The Architectural Timeline
Nara's buildings span a broader chronological range than any comparable site in Japan:
**Asuka Period (592–710 CE)**
**Horyuji** contains the oldest surviving wooden structures on earth. The main hall (kondo) and five-storey pagoda date from approximately 670–710 CE. The construction is post-and-beam, with a bracket system (tokyō) supporting the overhanging eaves. The proportions are distinctly influenced by Chinese Tang Dynasty architecture — the style that crossed the sea with Buddhism — but already show signs of Japanese adaptation: a gentler roof curve, a more intimate scale.
The kondo's double-roof design and the pagoda's graduated proportions represent solutions to structural challenges that remain elegant by any standard. The pagoda, in particular, demonstrates earthquake-resistant engineering through its flexible central pillar — a principle that modern engineers have studied with respect.
**Nara Period (710–794 CE)**
The period when Nara served as Japan's capital produced the city's grandest structures. **Todai-ji** — the Great Eastern Temple — represents the apex of Nara-period ambition: a building of enormous scale designed to house an equally enormous devotional image. The current Daibutsuden, reconstructed in 1709, is approximately two-thirds the width of the 8th-century original, yet it remains the world's largest wooden building.
**Toshodai-ji**, founded in 759 CE by the Chinese monk Ganjin, contains the finest intact example of Nara-period temple architecture. Its main hall (kondo) achieves a balance of strength and grace that many architectural historians consider the highest expression of the era. The eight-columned facade, the gentle roof curve, and the deep eaves create an impression of serene authority.
**Sangatsudo** (the March Hall of Todai-ji), dating from the mid-8th century, is the oldest section of the Todai-ji complex. Its relatively modest exterior belies an interior of considerable power — the space is designed as a stage for the sculptural programme, with the architecture serving the art rather than competing with it.

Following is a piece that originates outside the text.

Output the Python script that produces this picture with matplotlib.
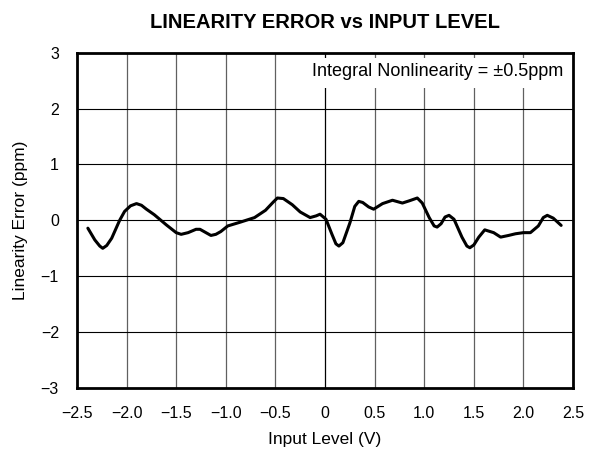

**Kamakura Period (1185–1333 CE)**
Todai-ji's **Nandaimon** (Great South Gate) was reconstructed after the 1180 fire using a Chinese architectural style called daibutsuyō (Great Buddha style), imported specifically for the rebuilding. The massive timber framework, with its through-beams and minimal bracket complexity, produces a structure of raw power that contrasts with the more refined Nara-period buildings nearby.
**Edo Period (1603–1868 CE)**
Naramachi's **machiya** townhouses represent a distinct architectural tradition — domestic rather than sacred, commercial rather than monumental. The narrow, deep house form, with its lattice screen facades, interior courtyards, and progression of private spaces, demonstrates how Japanese builders created intimacy and environmental control within constrained urban plots.
Key Buildings for Architecture Enthusiasts
**Must-See**
1. **Horyuji kondo and pagoda**: The world's oldest wooden buildings. The bracket systems, the proportions, the integration of Chinese and emerging Japanese aesthetics — essential.
2. **Toshodai-ji kondo**: Possibly the most perfectly proportioned building in Japan. The facade, with its forest of columns and deep eaves, creates an architectural experience of remarkable calm.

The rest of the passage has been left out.